Munyer made the Titans initial 53-man roster to start the 2020 season. He was then waived on November 7, 2020, and re-signed to the practice squad three days later. He was elevated to the active roster on December 19 for the team's week 15 game against the Detroit Lions, and reverted to the practice squad after the game. He was elevated again on January 9, 2021, for the team's wild card playoff game against the Baltimore Ravens, and reverted to the practice squad again following the game. He signed a reserve/future contract with the Titans on January 11, 2021.

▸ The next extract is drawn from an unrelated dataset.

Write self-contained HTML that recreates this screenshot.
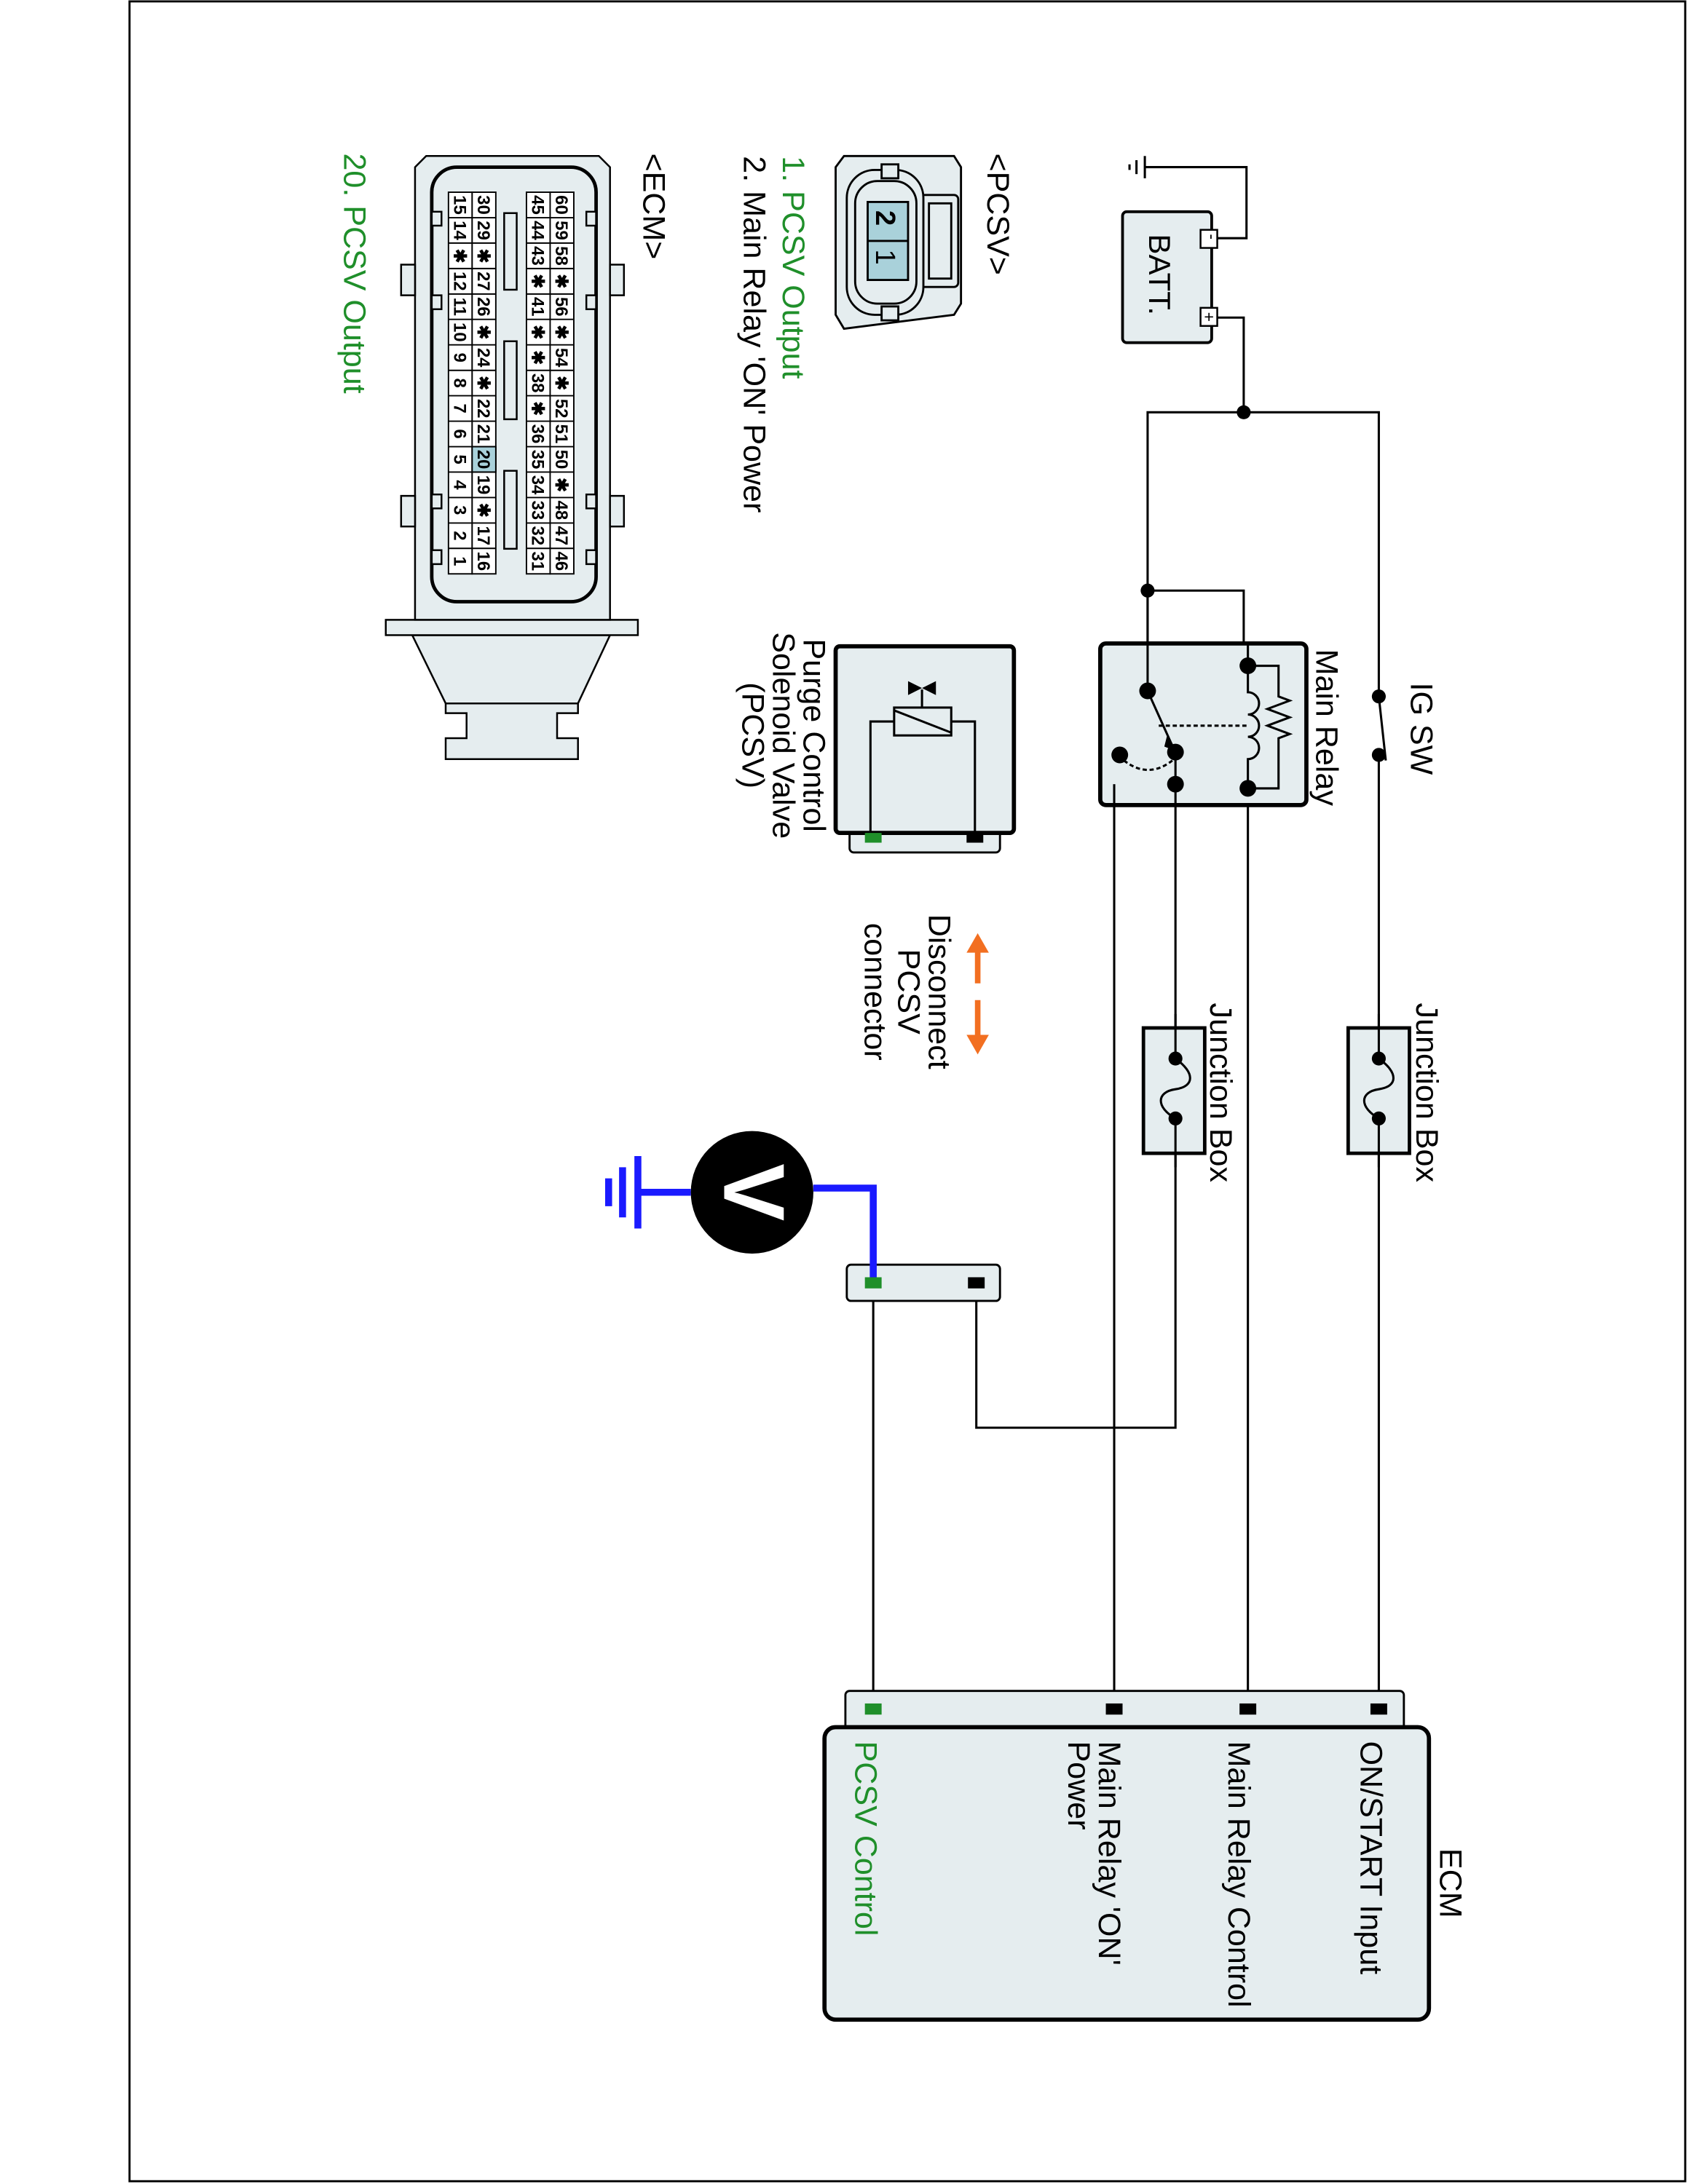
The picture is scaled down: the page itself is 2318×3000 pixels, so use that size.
<!DOCTYPE html>
<html><head><meta charset="utf-8"><style>html,body{margin:0;padding:0;background:#fff}svg{display:block}text{font-family:"Liberation Sans",Arial,sans-serif}</style></head>
<body>
<svg width="2318" height="3000" viewBox="0 0 1212 1568" preserveAspectRatio="none" xmlns="http://www.w3.org/2000/svg">
<rect x="0" y="0" width="1212" height="1568" fill="#fff"/>
<rect x="93" y="1" width="1117" height="1565" fill="none" stroke="#000" stroke-width="1.5"/>

<g stroke="#000" stroke-width="1.6" fill="none">
<polyline points="870,171 895,171 895,120 822,120"/>
<line x1="822" y1="112" x2="822" y2="128"/><line x1="816" y1="115" x2="816" y2="125"/><line x1="811" y1="118" x2="811" y2="122"/>
<polyline points="870,228 893,228 893,296"/>
<polyline points="824,496 824,296 990,296 990,500"/>
<polyline points="824,424 893,424 893,478"/>
<line x1="990" y1="500" x2="995" y2="546"/>
<line x1="990" y1="542" x2="990" y2="1227"/>
<line x1="896" y1="566" x2="896" y2="1227"/>
<polyline points="844,563 800,563 800,1227"/>
<polyline points="844,563 844,1025 701,1025 701,921"/>
<line x1="627" y1="921" x2="627" y2="1227"/>
</g>

<rect x="790" y="462" width="148" height="116" rx="4" fill="#e5edef" stroke="#000" stroke-width="3"/>
<g stroke="#000" stroke-width="1.6" fill="none">
<line x1="824" y1="424" x2="824" y2="496"/>
<line x1="896" y1="462" x2="896" y2="478"/>
<path d="M896,478 L896,497 a8,8 0 0 1 0,16 a8,8 0 0 1 0,16 a8,8 0 0 1 0,16 L896,566"/>
<polyline points="896,478 918,478 918,500 926,503 910,509 926,515 910,521 926,527 918,530 918,566 896,566"/>
<line x1="824" y1="496" x2="842" y2="536"/>
<line x1="832" y1="521" x2="896" y2="521" stroke-dasharray="3,2"/>
<path d="M807,546 Q825,560 843,545" stroke-dasharray="3,2"/>
<line x1="844" y1="540" x2="844" y2="578"/>
<line x1="800" y1="563" x2="800" y2="578"/>
</g>
<polygon points="838,528 846,540 836,536" fill="#000"/>
<g fill="#000">
<circle cx="893" cy="296" r="5"/><circle cx="824" cy="424" r="5"/>
<circle cx="990" cy="500" r="5"/><circle cx="990" cy="542" r="5"/>
<circle cx="896" cy="478" r="6"/><circle cx="896" cy="566" r="6"/>
<circle cx="824" cy="496" r="6"/><circle cx="844" cy="540" r="6"/><circle cx="804" cy="542" r="6"/><circle cx="844" cy="563" r="6"/>
</g>

<rect x="806" y="152" width="64" height="94" rx="3" fill="#e5edef" stroke="#000" stroke-width="2"/>
<rect x="862" y="165" width="12" height="13" fill="#fff" stroke="#000" stroke-width="1.3"/>
<rect x="862" y="221" width="12" height="13" fill="#fff" stroke="#000" stroke-width="1.3"/>
<text transform="translate(866,168) rotate(90)" font-size="12">-</text>
<text transform="translate(864,224) rotate(90)" font-size="12">+</text>
<text transform="translate(825,168) rotate(90)" font-size="22">BATT.</text>

<rect x="968" y="738" width="44" height="90" fill="#e5edef" stroke="#000" stroke-width="2.5"/>
<rect x="821" y="738" width="44" height="90" fill="#e5edef" stroke="#000" stroke-width="2.5"/>
<g stroke="#000" stroke-width="1.6" fill="none">
<line x1="990" y1="728" x2="990" y2="760"/><line x1="990" y1="803" x2="990" y2="838"/>
<path d="M990,760 C1004,770 1004,780 990,782 C976,784 976,795 990,803"/>
<line x1="844" y1="728" x2="844" y2="760"/><line x1="844" y1="803" x2="844" y2="838"/>
<path d="M844,760 C858,770 858,780 844,782 C830,784 830,795 844,803"/>
</g>
<g fill="#000"><circle cx="990" cy="760" r="5"/><circle cx="990" cy="803" r="5"/><circle cx="844" cy="760" r="5"/><circle cx="844" cy="803" r="5"/></g>

<rect x="610" y="594" width="108" height="18" rx="3" fill="#e5edef" stroke="#000" stroke-width="1.5"/>
<rect x="600" y="464" width="128" height="134" rx="3" fill="#e5edef" stroke="#000" stroke-width="3"/>
<g stroke="#000" stroke-width="1.6" fill="none">
<polyline points="625,598 625,518 642,518"/>
<polyline points="683,518 700,518 700,598"/>
<rect x="642" y="508" width="41" height="20"/>
<line x1="642" y1="510" x2="683" y2="526"/>
<line x1="662" y1="508" x2="662" y2="495"/>
</g>
<polygon points="652,489 662,494 672,489 672,499 662,494 652,499" fill="#000"/>
<rect x="621" y="598" width="12" height="7" fill="#1f8f2a"/>
<rect x="694" y="598" width="12" height="7" fill="#000"/>

<rect x="608" y="908" width="110" height="26" rx="3" fill="#e5edef" stroke="#000" stroke-width="1.5"/>
<rect x="621" y="917" width="12" height="8" fill="#1f8f2a"/>
<rect x="695" y="917" width="12" height="8" fill="#000"/>

<g stroke="#1a1aff" stroke-width="5" fill="none">
<polyline points="627,917 627,853 584,853"/>
<line x1="496" y1="856" x2="458" y2="856"/>
<line x1="458" y1="830" x2="458" y2="882"/><line x1="447" y1="838" x2="447" y2="874"/><line x1="437" y1="846" x2="437" y2="866"/>
</g>
<circle cx="540" cy="856" r="44" fill="#000"/>
<text transform="translate(520,856) rotate(90)" font-size="62" font-weight="bold" fill="#fff" text-anchor="middle">V</text>

<g stroke="#f26f21" stroke-width="4" fill="none">
<line x1="702" y1="682" x2="702" y2="706"/><line x1="702" y1="718" x2="702" y2="745"/>
</g>
<polygon points="702,670 694,684 710,684" fill="#f26f21"/>
<polygon points="702,757 694,743 710,743" fill="#f26f21"/>

<rect x="607" y="1214" width="401" height="30" rx="3" fill="#e5edef" stroke="#000" stroke-width="1.5"/>
<rect x="592" y="1240" width="434" height="210" rx="8" fill="#e5edef" stroke="#000" stroke-width="3"/>
<rect x="621" y="1223" width="12" height="8" fill="#1f8f2a"/>
<rect x="794" y="1223" width="12" height="8" fill="#000"/>
<rect x="890" y="1223" width="12" height="8" fill="#000"/>
<rect x="984" y="1223" width="12" height="8" fill="#000"/>

<g font-size="22.5" fill="#000">
<text transform="translate(1013,490) rotate(90)">IG SW</text>
<text transform="translate(945,466) rotate(90)">Main Relay</text>
<text transform="translate(1017,720) rotate(90)">Junction Box</text>
<text transform="translate(869,720) rotate(90)">Junction Box</text>
<text transform="translate(577,528) rotate(90)" text-anchor="middle">Purge Control</text>
<text transform="translate(555,528) rotate(90)" text-anchor="middle">Solenoid Valve</text>
<text transform="translate(533,528) rotate(90)" text-anchor="middle">(PCSV)</text>
<text transform="translate(667,712) rotate(90)" text-anchor="middle">Disconnect</text>
<text transform="translate(645,712) rotate(90)" text-anchor="middle">PCSV</text>
<text transform="translate(621,712) rotate(90)" text-anchor="middle">connector</text>
<text transform="translate(1034,1352) rotate(90)" text-anchor="middle">ECM</text>
<text transform="translate(977,1250) rotate(90)">ON/START Input</text>
<text transform="translate(882,1250) rotate(90)">Main Relay Control</text>
<text transform="translate(789,1250) rotate(90)">Main Relay 'ON'</text>
<text transform="translate(767,1250) rotate(90)">Power</text>
<text transform="translate(614,1250) rotate(90)" fill="#1f8f2a">PCSV Control</text>
<text transform="translate(709,110) rotate(90)">&lt;PCSV&gt;</text>
<text transform="translate(562,112) rotate(90)" fill="#1f8f2a">1. PCSV Output</text>
<text transform="translate(534,112) rotate(90)">2. Main Relay 'ON' Power</text>
<text transform="translate(462,110) rotate(90)">&lt;ECM&gt;</text>
<text transform="translate(247,110) rotate(90)" fill="#1f8f2a">20. PCSV Output</text>
</g>

<g stroke="#000" stroke-width="1.5" fill="#e5edef">
<polygon points="606,112 685,112 690,120 690,218 685,226 606,236 600,226 600,120"/>
<rect x="660" y="140" width="28" height="66" rx="3"/>
<rect x="667" y="146" width="16" height="54"/>
<rect x="608" y="122" width="55" height="104" rx="20"/>
<rect x="614" y="130" width="44" height="88" rx="16"/>
<rect x="633" y="118" width="12" height="10"/>
<rect x="633" y="220" width="12" height="10"/>
<rect x="623" y="145" width="29" height="56" fill="#a9d1da"/>
<line x1="623" y1="173" x2="652" y2="173"/>
</g>
<text transform="translate(629,151) rotate(90)" font-size="20" font-weight="bold">2</text>
<text transform="translate(629,179) rotate(90)" font-size="20">1</text>

<g stroke="#000" stroke-width="1.3" fill="#e5edef">
<polygon points="296,456 438,456 415,505 320,505"/>
<polygon points="320,505 415,505 415,512 400,512 400,530 415,530 415,545 320,545 320,530 335,530 335,512 320,512"/>
<rect x="277" y="445" width="181" height="11"/>
<polygon points="298,120 306,112 430,112 438,120 438,445 298,445"/>
<rect x="288" y="190" width="10" height="22"/><rect x="288" y="356" width="10" height="22"/>
<rect x="438" y="190" width="10" height="22"/><rect x="438" y="356" width="10" height="22"/>
<rect x="310" y="120" width="118" height="312" rx="18" stroke-width="2.5"/>
<rect x="310" y="152" width="7" height="10"/><rect x="310" y="212" width="7" height="10"/><rect x="310" y="355" width="7" height="10"/><rect x="310" y="395" width="7" height="10"/>
<rect x="421" y="152" width="7" height="10"/><rect x="421" y="212" width="7" height="10"/><rect x="421" y="355" width="7" height="10"/><rect x="421" y="395" width="7" height="10"/>
<rect x="362" y="153" width="9" height="55"/><rect x="362" y="245" width="9" height="56"/><rect x="362" y="338" width="9" height="56"/>
</g>
<g stroke="#000" stroke-width="1">
<rect x="322" y="138" width="17" height="274" fill="#fff"/>
<rect x="339" y="138" width="17" height="274" fill="#fff"/>
<rect x="378" y="138" width="17" height="274" fill="#fff"/>
<rect x="395" y="138" width="17" height="274" fill="#fff"/>
<rect x="339" y="320.7" width="17" height="18.2" fill="#a9d1da"/>
<line x1="322" y1="156.3" x2="356" y2="156.3"/><line x1="322" y1="174.5" x2="356" y2="174.5"/><line x1="322" y1="192.8" x2="356" y2="192.8"/><line x1="322" y1="211.1" x2="356" y2="211.1"/><line x1="322" y1="229.3" x2="356" y2="229.3"/><line x1="322" y1="247.6" x2="356" y2="247.6"/><line x1="322" y1="265.9" x2="356" y2="265.9"/><line x1="322" y1="284.1" x2="356" y2="284.1"/><line x1="322" y1="302.4" x2="356" y2="302.4"/><line x1="322" y1="320.7" x2="356" y2="320.7"/><line x1="322" y1="338.9" x2="356" y2="338.9"/><line x1="322" y1="357.2" x2="356" y2="357.2"/><line x1="322" y1="375.5" x2="356" y2="375.5"/><line x1="322" y1="393.7" x2="356" y2="393.7"/>
<line x1="378" y1="156.3" x2="412" y2="156.3"/><line x1="378" y1="174.5" x2="412" y2="174.5"/><line x1="378" y1="192.8" x2="412" y2="192.8"/><line x1="378" y1="211.1" x2="412" y2="211.1"/><line x1="378" y1="229.3" x2="412" y2="229.3"/><line x1="378" y1="247.6" x2="412" y2="247.6"/><line x1="378" y1="265.9" x2="412" y2="265.9"/><line x1="378" y1="284.1" x2="412" y2="284.1"/><line x1="378" y1="302.4" x2="412" y2="302.4"/><line x1="378" y1="320.7" x2="412" y2="320.7"/><line x1="378" y1="338.9" x2="412" y2="338.9"/><line x1="378" y1="357.2" x2="412" y2="357.2"/><line x1="378" y1="375.5" x2="412" y2="375.5"/><line x1="378" y1="393.7" x2="412" y2="393.7"/>
</g>
<g font-size="12.5" font-weight="bold" text-anchor="middle" fill="#000">
<text transform="translate(326,147.1) rotate(90)">15</text><text transform="translate(343,147.1) rotate(90)">30</text><text transform="translate(382,147.1) rotate(90)">45</text><text transform="translate(399,147.1) rotate(90)">60</text>
<text transform="translate(326,165.4) rotate(90)">14</text><text transform="translate(343,165.4) rotate(90)">29</text><text transform="translate(382,165.4) rotate(90)">44</text><text transform="translate(399,165.4) rotate(90)">59</text>
<text transform="translate(326,183.7) rotate(90)">✱</text><text transform="translate(343,183.7) rotate(90)">✱</text><text transform="translate(382,183.7) rotate(90)">43</text><text transform="translate(399,183.7) rotate(90)">58</text>
<text transform="translate(326,201.9) rotate(90)">12</text><text transform="translate(343,201.9) rotate(90)">27</text><text transform="translate(382,201.9) rotate(90)">✱</text><text transform="translate(399,201.9) rotate(90)">✱</text>
<text transform="translate(326,220.2) rotate(90)">11</text><text transform="translate(343,220.2) rotate(90)">26</text><text transform="translate(382,220.2) rotate(90)">41</text><text transform="translate(399,220.2) rotate(90)">56</text>
<text transform="translate(326,238.5) rotate(90)">10</text><text transform="translate(343,238.5) rotate(90)">✱</text><text transform="translate(382,238.5) rotate(90)">✱</text><text transform="translate(399,238.5) rotate(90)">✱</text>
<text transform="translate(326,256.7) rotate(90)">9</text><text transform="translate(343,256.7) rotate(90)">24</text><text transform="translate(382,256.7) rotate(90)">✱</text><text transform="translate(399,256.7) rotate(90)">54</text>
<text transform="translate(326,275) rotate(90)">8</text><text transform="translate(343,275) rotate(90)">✱</text><text transform="translate(382,275) rotate(90)">38</text><text transform="translate(399,275) rotate(90)">✱</text>
<text transform="translate(326,293.3) rotate(90)">7</text><text transform="translate(343,293.3) rotate(90)">22</text><text transform="translate(382,293.3) rotate(90)">✱</text><text transform="translate(399,293.3) rotate(90)">52</text>
<text transform="translate(326,311.5) rotate(90)">6</text><text transform="translate(343,311.5) rotate(90)">21</text><text transform="translate(382,311.5) rotate(90)">36</text><text transform="translate(399,311.5) rotate(90)">51</text>
<text transform="translate(326,329.8) rotate(90)">5</text><text transform="translate(343,329.8) rotate(90)">20</text><text transform="translate(382,329.8) rotate(90)">35</text><text transform="translate(399,329.8) rotate(90)">50</text>
<text transform="translate(326,348.1) rotate(90)">4</text><text transform="translate(343,348.1) rotate(90)">19</text><text transform="translate(382,348.1) rotate(90)">34</text><text transform="translate(399,348.1) rotate(90)">✱</text>
<text transform="translate(326,366.3) rotate(90)">3</text><text transform="translate(343,366.3) rotate(90)">✱</text><text transform="translate(382,366.3) rotate(90)">33</text><text transform="translate(399,366.3) rotate(90)">48</text>
<text transform="translate(326,384.6) rotate(90)">2</text><text transform="translate(343,384.6) rotate(90)">17</text><text transform="translate(382,384.6) rotate(90)">32</text><text transform="translate(399,384.6) rotate(90)">47</text>
<text transform="translate(326,402.9) rotate(90)">1</text><text transform="translate(343,402.9) rotate(90)">16</text><text transform="translate(382,402.9) rotate(90)">31</text><text transform="translate(399,402.9) rotate(90)">46</text>
</g>
</svg>
</body></html>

On September 2, 2021, Munyer was placed on injured reserve. He was activated on November 1, then waived three days later and re-signed to the practice squad. After the Titans were eliminated in the Divisional Round of the 2021 playoffs, he signed a reserve/future contract on January 24, 2022. He was placed on injured reserve on August 3, 2022. He was released on August 12, 2022. He was re-signed to the practice squad on December 20, 2022. He was promoted to the active roster two days later.

On November 18, 2023, Munyer announced his retirement from professional football.